THE REQUEST | Reproduce the data below in full and exclude every picture.

[start of SUPPLIED DATA]

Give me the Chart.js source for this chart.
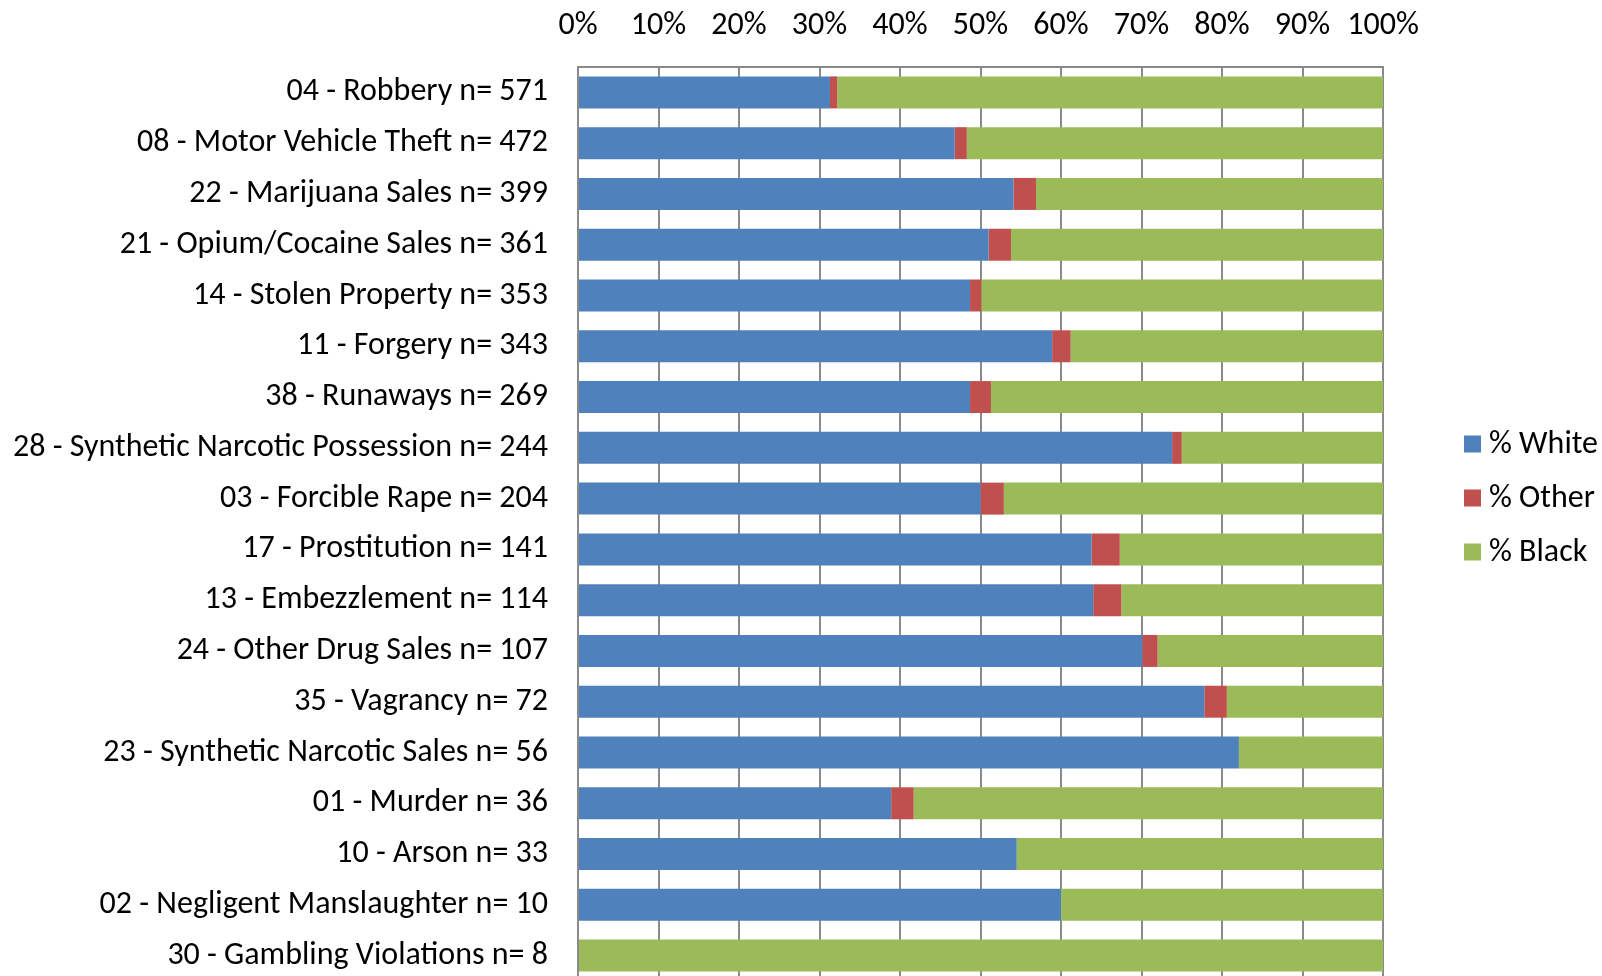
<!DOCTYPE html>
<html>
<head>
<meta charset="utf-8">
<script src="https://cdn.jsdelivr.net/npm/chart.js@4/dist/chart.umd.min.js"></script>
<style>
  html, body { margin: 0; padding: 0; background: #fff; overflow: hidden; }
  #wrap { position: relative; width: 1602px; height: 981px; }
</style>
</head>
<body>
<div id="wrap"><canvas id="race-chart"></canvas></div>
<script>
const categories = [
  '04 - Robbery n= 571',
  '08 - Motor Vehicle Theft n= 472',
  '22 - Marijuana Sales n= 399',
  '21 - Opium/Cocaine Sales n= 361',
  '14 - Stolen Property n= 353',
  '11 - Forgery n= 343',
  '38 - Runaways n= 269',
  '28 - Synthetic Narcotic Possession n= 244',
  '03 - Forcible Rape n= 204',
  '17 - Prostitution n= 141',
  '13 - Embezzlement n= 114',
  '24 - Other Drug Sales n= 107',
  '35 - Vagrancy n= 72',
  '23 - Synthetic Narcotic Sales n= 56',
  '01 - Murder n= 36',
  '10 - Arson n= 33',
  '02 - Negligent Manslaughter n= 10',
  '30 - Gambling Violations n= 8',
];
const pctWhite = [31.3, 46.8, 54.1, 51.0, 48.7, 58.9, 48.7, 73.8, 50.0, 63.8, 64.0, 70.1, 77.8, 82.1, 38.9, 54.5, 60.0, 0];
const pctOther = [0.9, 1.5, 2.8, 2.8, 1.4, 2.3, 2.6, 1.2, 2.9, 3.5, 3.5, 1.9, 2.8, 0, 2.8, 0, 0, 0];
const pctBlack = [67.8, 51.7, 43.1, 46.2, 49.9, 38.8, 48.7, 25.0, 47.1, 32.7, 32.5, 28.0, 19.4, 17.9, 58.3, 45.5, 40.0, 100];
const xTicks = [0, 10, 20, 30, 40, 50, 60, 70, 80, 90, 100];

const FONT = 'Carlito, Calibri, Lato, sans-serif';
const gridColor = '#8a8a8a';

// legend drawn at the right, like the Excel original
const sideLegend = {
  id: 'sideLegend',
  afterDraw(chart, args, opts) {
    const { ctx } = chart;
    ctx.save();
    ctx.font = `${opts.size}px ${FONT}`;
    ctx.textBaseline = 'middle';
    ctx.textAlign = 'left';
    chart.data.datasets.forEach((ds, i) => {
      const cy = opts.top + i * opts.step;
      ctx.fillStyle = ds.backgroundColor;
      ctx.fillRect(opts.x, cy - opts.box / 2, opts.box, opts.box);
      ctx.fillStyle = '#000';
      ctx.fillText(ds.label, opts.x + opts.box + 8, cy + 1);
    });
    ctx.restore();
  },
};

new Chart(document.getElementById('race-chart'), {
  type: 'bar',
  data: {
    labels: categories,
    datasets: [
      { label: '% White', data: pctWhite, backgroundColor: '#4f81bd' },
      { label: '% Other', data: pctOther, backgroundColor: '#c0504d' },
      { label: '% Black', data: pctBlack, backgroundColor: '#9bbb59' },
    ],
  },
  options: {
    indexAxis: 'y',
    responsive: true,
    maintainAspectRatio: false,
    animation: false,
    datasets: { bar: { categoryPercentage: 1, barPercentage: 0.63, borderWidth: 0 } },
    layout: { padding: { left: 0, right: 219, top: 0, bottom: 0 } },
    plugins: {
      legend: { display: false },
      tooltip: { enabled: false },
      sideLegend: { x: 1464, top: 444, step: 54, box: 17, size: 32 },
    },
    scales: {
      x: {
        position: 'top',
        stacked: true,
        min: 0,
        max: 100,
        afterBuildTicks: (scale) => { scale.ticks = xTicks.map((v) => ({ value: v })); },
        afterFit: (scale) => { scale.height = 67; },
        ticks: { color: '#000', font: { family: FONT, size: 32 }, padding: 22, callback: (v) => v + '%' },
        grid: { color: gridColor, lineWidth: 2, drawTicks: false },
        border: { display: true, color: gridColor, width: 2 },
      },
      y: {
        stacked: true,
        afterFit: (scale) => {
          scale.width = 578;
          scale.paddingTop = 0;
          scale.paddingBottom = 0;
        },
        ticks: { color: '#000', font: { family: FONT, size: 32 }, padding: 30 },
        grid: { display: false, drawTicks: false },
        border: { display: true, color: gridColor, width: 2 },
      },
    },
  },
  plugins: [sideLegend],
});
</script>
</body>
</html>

[end of SUPPLIED DATA]

ANSWER TO THE TASK |
Give me the Chart.js source for this chart.
<!DOCTYPE html>
<html>
<head>
<meta charset="utf-8">
<script src="https://cdn.jsdelivr.net/npm/chart.js@4/dist/chart.umd.min.js"></script>
<style>
  html, body { margin: 0; padding: 0; background: #fff; overflow: hidden; }
  #wrap { position: relative; width: 1602px; height: 981px; }
</style>
</head>
<body>
<div id="wrap"><canvas id="race-chart"></canvas></div>
<script>
const categories = [
  '04 - Robbery n= 571',
  '08 - Motor Vehicle Theft n= 472',
  '22 - Marijuana Sales n= 399',
  '21 - Opium/Cocaine Sales n= 361',
  '14 - Stolen Property n= 353',
  '11 - Forgery n= 343',
  '38 - Runaways n= 269',
  '28 - Synthetic Narcotic Possession n= 244',
  '03 - Forcible Rape n= 204',
  '17 - Prostitution n= 141',
  '13 - Embezzlement n= 114',
  '24 - Other Drug Sales n= 107',
  '35 - Vagrancy n= 72',
  '23 - Synthetic Narcotic Sales n= 56',
  '01 - Murder n= 36',
  '10 - Arson n= 33',
  '02 - Negligent Manslaughter n= 10',
  '30 - Gambling Violations n= 8',
];
const pctWhite = [31.3, 46.8, 54.1, 51.0, 48.7, 58.9, 48.7, 73.8, 50.0, 63.8, 64.0, 70.1, 77.8, 82.1, 38.9, 54.5, 60.0, 0];
const pctOther = [0.9, 1.5, 2.8, 2.8, 1.4, 2.3, 2.6, 1.2, 2.9, 3.5, 3.5, 1.9, 2.8, 0, 2.8, 0, 0, 0];
const pctBlack = [67.8, 51.7, 43.1, 46.2, 49.9, 38.8, 48.7, 25.0, 47.1, 32.7, 32.5, 28.0, 19.4, 17.9, 58.3, 45.5, 40.0, 100];
const xTicks = [0, 10, 20, 30, 40, 50, 60, 70, 80, 90, 100];

const FONT = 'Carlito, Calibri, Lato, sans-serif';
const gridColor = '#8a8a8a';

// legend drawn at the right, like the Excel original
const sideLegend = {
  id: 'sideLegend',
  afterDraw(chart, args, opts) {
    const { ctx } = chart;
    ctx.save();
    ctx.font = `${opts.size}px ${FONT}`;
    ctx.textBaseline = 'middle';
    ctx.textAlign = 'left';
    chart.data.datasets.forEach((ds, i) => {
      const cy = opts.top + i * opts.step;
      ctx.fillStyle = ds.backgroundColor;
      ctx.fillRect(opts.x, cy - opts.box / 2, opts.box, opts.box);
      ctx.fillStyle = '#000';
      ctx.fillText(ds.label, opts.x + opts.box + 8, cy + 1);
    });
    ctx.restore();
  },
};

new Chart(document.getElementById('race-chart'), {
  type: 'bar',
  data: {
    labels: categories,
    datasets: [
      { label: '% White', data: pctWhite, backgroundColor: '#4f81bd' },
      { label: '% Other', data: pctOther, backgroundColor: '#c0504d' },
      { label: '% Black', data: pctBlack, backgroundColor: '#9bbb59' },
    ],
  },
  options: {
    indexAxis: 'y',
    responsive: true,
    maintainAspectRatio: false,
    animation: false,
    datasets: { bar: { categoryPercentage: 1, barPercentage: 0.63, borderWidth: 0 } },
    layout: { padding: { left: 0, right: 219, top: 0, bottom: 0 } },
    plugins: {
      legend: { display: false },
      tooltip: { enabled: false },
      sideLegend: { x: 1464, top: 444, step: 54, box: 17, size: 32 },
    },
    scales: {
      x: {
        position: 'top',
        stacked: true,
        min: 0,
        max: 100,
        afterBuildTicks: (scale) => { scale.ticks = xTicks.map((v) => ({ value: v })); },
        afterFit: (scale) => { scale.height = 67; },
        ticks: { color: '#000', font: { family: FONT, size: 32 }, padding: 22, callback: (v) => v + '%' },
        grid: { color: gridColor, lineWidth: 2, drawTicks: false },
        border: { display: true, color: gridColor, width: 2 },
      },
      y: {
        stacked: true,
        afterFit: (scale) => {
          scale.width = 578;
          scale.paddingTop = 0;
          scale.paddingBottom = 0;
        },
        ticks: { color: '#000', font: { family: FONT, size: 32 }, padding: 30 },
        grid: { display: false, drawTicks: false },
        border: { display: true, color: gridColor, width: 2 },
      },
    },
  },
  plugins: [sideLegend],
});
</script>
</body>
</html>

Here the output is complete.